Humanitarian groups welcomed the recommendations but argued that the increasing politicization of aid, in the U.K. and other countries, has contributed to the problem by compromising perceptions of aid workers’ neutrality.
“We strongly endorse the recommendation for the U.K. to promote international accountability for violations of the laws of war, and again reiterate the need for the U.K. to call for independent investigations where violations may have occurred,” Suze van Meegen, global advocacy adviser at the Norwegian Refugee Council, told Devex in an email, warning that countries including the U.K. have in the past taken a “duplicitous approach,” using humanitarian aid “to plaster over an active or passive contribution to warfare necessitating it in the first place.”
The fact that the new British Prime Minister, Boris Johnson, has in the past called for DFID to be merged with the Foreign & Commonwealth Office, could make it even harder to show impartiality, one source told Devex on condition of anonymity.

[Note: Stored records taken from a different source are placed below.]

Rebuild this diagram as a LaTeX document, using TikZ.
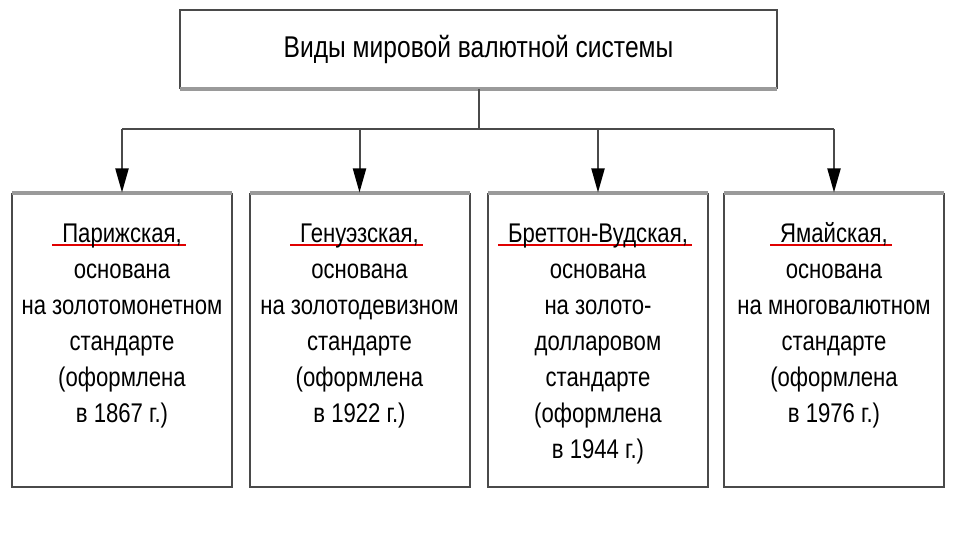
\documentclass[tikz,border=0pt]{standalone}
\usepackage{fontspec}
\setmainfont{Liberation Sans}[FakeStretch=0.82]
\usetikzlibrary{arrows.meta}
\definecolor{edge}{HTML}{4A4A4A}
\definecolor{lightedge}{HTML}{9A9A9A}
\definecolor{ulred}{HTML}{E00000}
\newcommand\redul[1]{\setbox0\hbox{#1}\rlap{\kern-10pt\color{ulred}\rule[-4pt]{\dimexpr\wd0+14pt\relax}{2.6pt}}\box0}
\tikzset{
  topbox/.style={draw=edge, line width=2pt, minimum width=597pt, minimum height=78pt, inner sep=0pt,
    font=\fontsize{30}{36}\selectfont},
  kindbox/.style={draw=edge, line width=2pt, minimum width=220pt, minimum height=293pt, inner sep=0pt},
  kindtext/.style={anchor=north, align=center, inner sep=0pt, font=\fontsize{27}{36}\selectfont},
  link/.style={draw=edge, line width=2pt},
  arrowlink/.style={link, -{Triangle[length=24pt,width=13pt,fill=black,color=black]}},
  shade/.style={draw=lightedge, line width=4pt}
}
\begin{document}
\begin{tikzpicture}[x=1pt,y=-1pt]
\useasboundingbox (0,0) rectangle (960,540);
\fill[white] (0,0) rectangle (960,540);
\node[topbox] (top) at (478.5,49) {Виды мировой валютной системы};
\draw[shade] ([xshift=1pt]top.south west) -- ([xshift=-1pt]top.south east);
\node[kindbox] (b1) at (122,340) {};
\node[kindbox] (b2) at (359.5,340) {};
\node[kindbox] (b3) at (598,340) {};
\node[kindbox] (b4) at (834,340) {};
\foreach \b in {b1,b2,b3,b4}{
  \draw[shade] ([xshift=1pt]\b.north west) -- ([xshift=-1pt]\b.north east);
}
\coordinate (hub) at (top.south |- 0,129);
\coordinate (h1) at (b1.north |- hub);
\coordinate (h4) at (b4.north |- hub);
\draw[link] (top.south) -- (hub);
\draw[link] (h1) -- (h4);
\draw[arrowlink] (h1) -- (b1.north);
\draw[arrowlink] (b2.north |- hub) -- (b2.north);
\draw[arrowlink] (b3.north |- hub) -- (b3.north);
\draw[arrowlink] (h4) -- (b4.north);
\node[kindtext] (t1) at (122,222) {\rule{0pt}{20pt}\redul{Парижская,}\\основана\\на золотомонетном\\стандарте\\(оформлена\\в 1867 г.)};
\node[kindtext] (t2) at (359.5,222) {\rule{0pt}{20pt}\redul{Генуэзская,}\\основана\\на золотодевизном\\стандарте\\(оформлена\\в 1922 г.)};
\node[kindtext] (t3) at (598,222) {\rule{0pt}{20pt}\redul{Бреттон-Вудская,}\\основана\\на золото-\\долларовом\\стандарте\\(оформлена\\в 1944 г.)};
\node[kindtext] (t4) at (834,222) {\rule{0pt}{20pt}\redul{Ямайская,}\\основана\\на многовалютном\\стандарте\\(оформлена\\в 1976 г.)};
\end{tikzpicture}
\end{document}
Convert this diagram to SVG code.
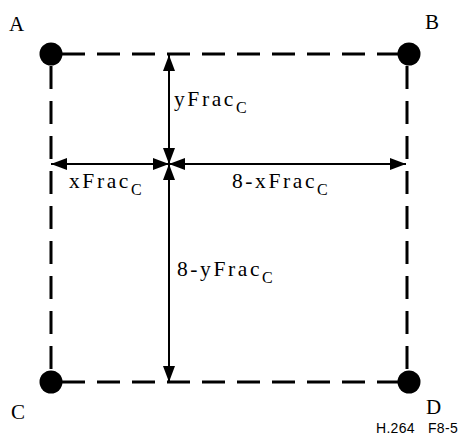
<svg xmlns="http://www.w3.org/2000/svg" width="460" height="439" viewBox="0 0 460 439">
<defs>
<style>
.edge{fill:none;stroke:#000;stroke-width:3;stroke-dasharray:23 12}
.arr{fill:none;stroke:#000;stroke-width:2;marker-start:url(#ah);marker-end:url(#ah)}
.dot{fill:#000}
.lbl{font-family:"Liberation Serif","Times New Roman",serif;font-size:21px;fill:#000}
.lab{font-family:"Liberation Serif","Times New Roman",serif;font-size:21.5px;letter-spacing:2.6px;fill:#000}
.sub{font-size:16px;letter-spacing:0}
.cap{font-family:"Liberation Sans",Arial,sans-serif;font-size:14px;letter-spacing:0.3px;fill:#000}
</style>
<marker id="ah" viewBox="0 0 16 12" refX="16" refY="6" markerWidth="16" markerHeight="12" markerUnits="userSpaceOnUse" orient="auto-start-reverse">
<path d="M0,0 L16,6 L0,12 Z" fill="#000"/>
</marker>
</defs>
<g id="connectors">
<line class="edge" x1="62" y1="54" x2="398" y2="54"/>
<line class="edge" x1="62" y1="382" x2="398" y2="382"/>
<line class="edge" x1="51" y1="66" x2="51" y2="371"/>
<line class="edge" x1="407" y1="66" x2="407" y2="371"/>
<line class="arr" x1="169" y1="55" x2="169" y2="164"/>
<line class="arr" x1="169" y1="164" x2="169" y2="382"/>
<line class="arr" x1="51" y1="164" x2="169" y2="164"/>
<line class="arr" x1="169" y1="164" x2="406" y2="164"/>
</g>
<g id="A"><circle class="dot" cx="51" cy="54" r="11.5"/><text class="lbl" x="9" y="31">A</text></g>
<g id="B"><circle class="dot" cx="409" cy="54" r="11.5"/><text class="lbl" x="425" y="29">B</text></g>
<g id="C"><circle class="dot" cx="51" cy="382" r="11.5"/><text class="lbl" x="11" y="419">C</text></g>
<g id="D"><circle class="dot" cx="409" cy="382" r="11.5"/><text class="lbl" x="426" y="414">D</text></g>
<g id="labels">
<text class="lab" x="174" y="106">yFrac<tspan class="sub" dy="7">C</tspan></text>
<text class="lab" x="69" y="188">xFrac<tspan class="sub" dy="7">C</tspan></text>
<text class="lab" x="232" y="188">8-xFrac<tspan class="sub" dy="7">C</tspan></text>
<text class="lab" x="177" y="276">8-yFrac<tspan class="sub" dy="7">C</tspan></text>
<text class="cap" x="376" y="433">H.264<tspan x="428">F8-5</tspan></text>
</g>
</svg>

“If DFID loses its independence that could lead to greater politicization of aid … which could mean greater risk for aid workers,” they said.
The IDC report also calls on DFID to treat all humanitarian workers equally, and ensure that expat safety is not prioritized over local staff.
“There is a duty of care to all those who do such great work in helping people in desperate need, we cannot forget any of them,” Twigg said in a statement.
Lisa Reilly, executive director of the European Interagency Security Forum, which works on aid worker safety, said she would have liked to have seen stronger words around the need for donors to provide NGOs with direct funding for security mitigation in program budgets — something EISF has been campaigning for in recent weeks.
Currently, staff security is usually calculated as an overhead cost, which can mean it gets overlooked as organizations try to offer the lowest bid, she explained.
However, DFID has now agreed to include a budget line for security risk management in its humanitarian emergency response funding, Reilly said.
A DFID spokesperson told Devex that it is “in the process of updating its budget template for the Rapid Response Facility as part of a regular review. This will be reflected online shortly."
They added that the department was addressing some of the points raised by the IDC report.
“We are already taking action to better protect aid workers by helping to improve security practices across the aid sector, raise safety standards and gather evidence to understand how to prevent future attacks,” the spokesperson said.
Reilly also praised the report’s recommendation that DFID should support work around gaining acceptance in communities and changing negative perceptions of aid workers in some places, as opposed to simply funding “hard security” measures, such as convoys and protection.
“While gaining acceptance can be a costly strategy, in the long term it is likely to be more efficient than just spending on ‘hard security’ which will [negatively] impact community engagement and access,” she said.
Update, Aug. 7: This article was updated to include additional information from DFID provided after publication.